Almond Poppyseed Muffins (originally posted in "Almond Poppyseed Muffins")
1 3/4 cups all-purpose flour
1 cup sugar
3/4 cup nonfat milk
1/2 cup butter
2 large eggs
4 teaspoons poppyseeds
1/2 teaspoon salt
1 teaspoon baking powder
1 teaspoon almond extract
1/2 teaspoon vanilla extract
2 tablespoons slice almonds (optional-- for garnish)
Directions
Preheat the oven to 375 degrees
Prepare muffin cups with liners or cooking spray, 18 regular size, or 36 mini
In a medium bowl, cream the butter with sugar, almond extract, and vanilla extract.
Add the eggs, beat until well mixed.
In a separate large bowl, sift together the flour, baking powder, poppyseeds, and salt
Add butter and egg mixture to the flour mixture.
Add milk. Stir until well mixed.
Pour batter into muffin tin filling cupt to about the half-way point. Sprinkle each muffin with almond slices if desired.

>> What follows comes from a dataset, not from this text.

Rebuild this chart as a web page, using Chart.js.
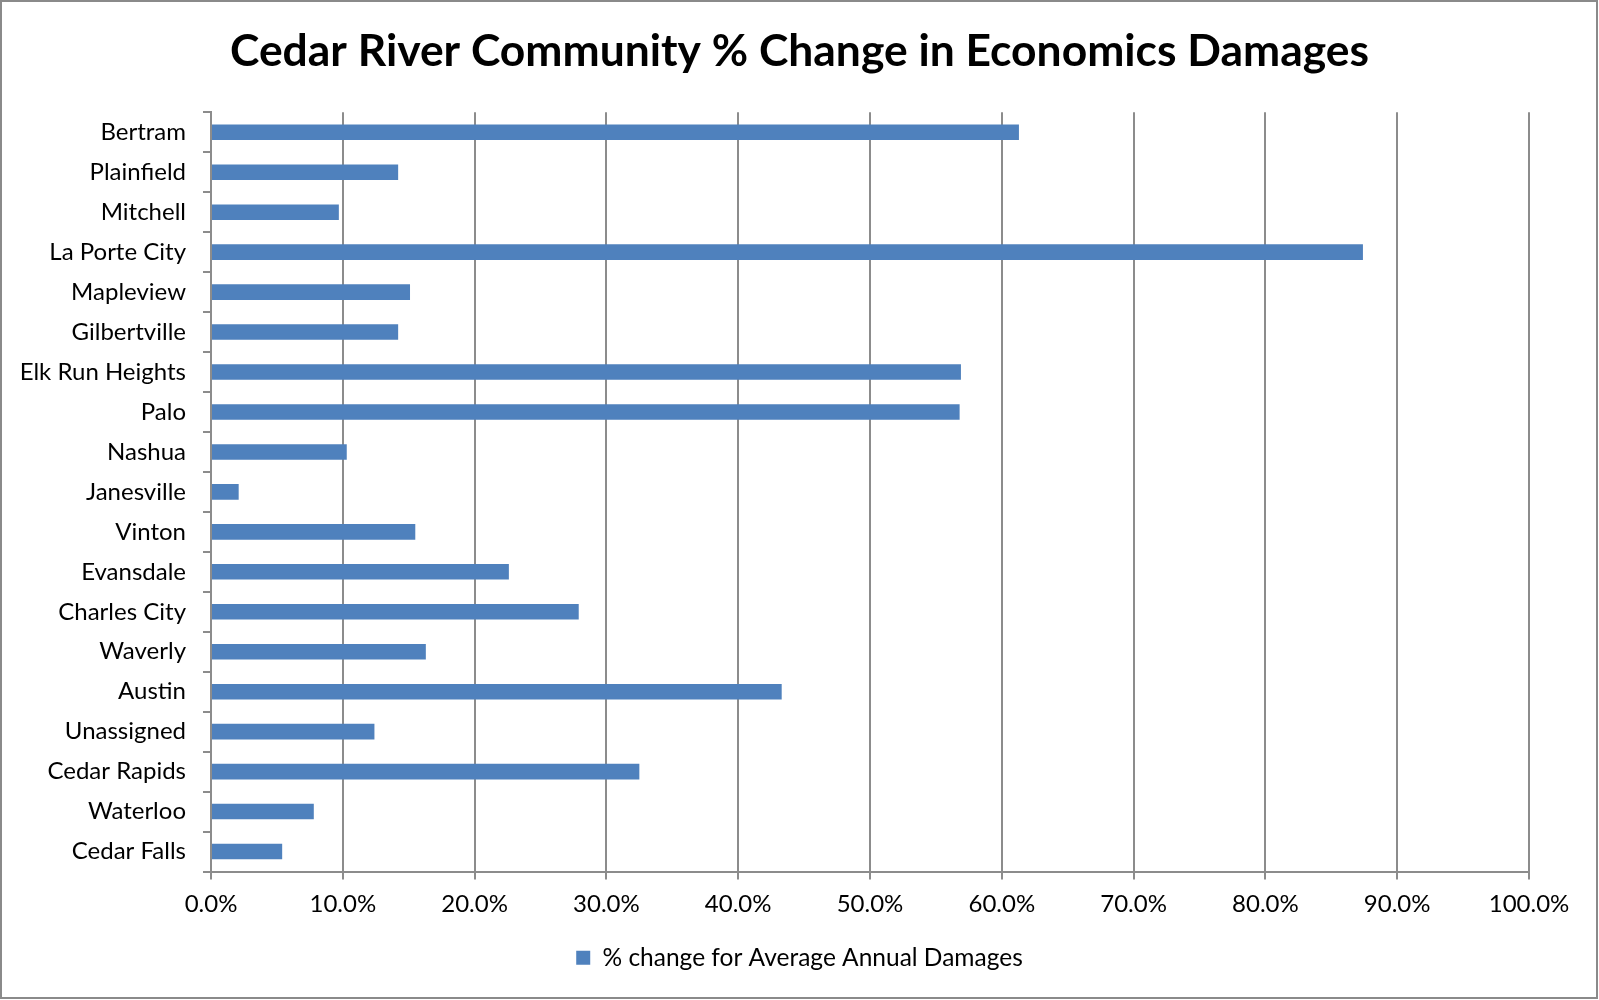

Bake for 20 minutes (regular) or 12 minutes (mini) or until a toothpick inserted into the center of a muffin comes out free of batter. Note: the tops will not brown at all so be careful about baking time. If you bake for slightly less time at 400 degrees F instead of 375 degrees F, the tops will slightly brown.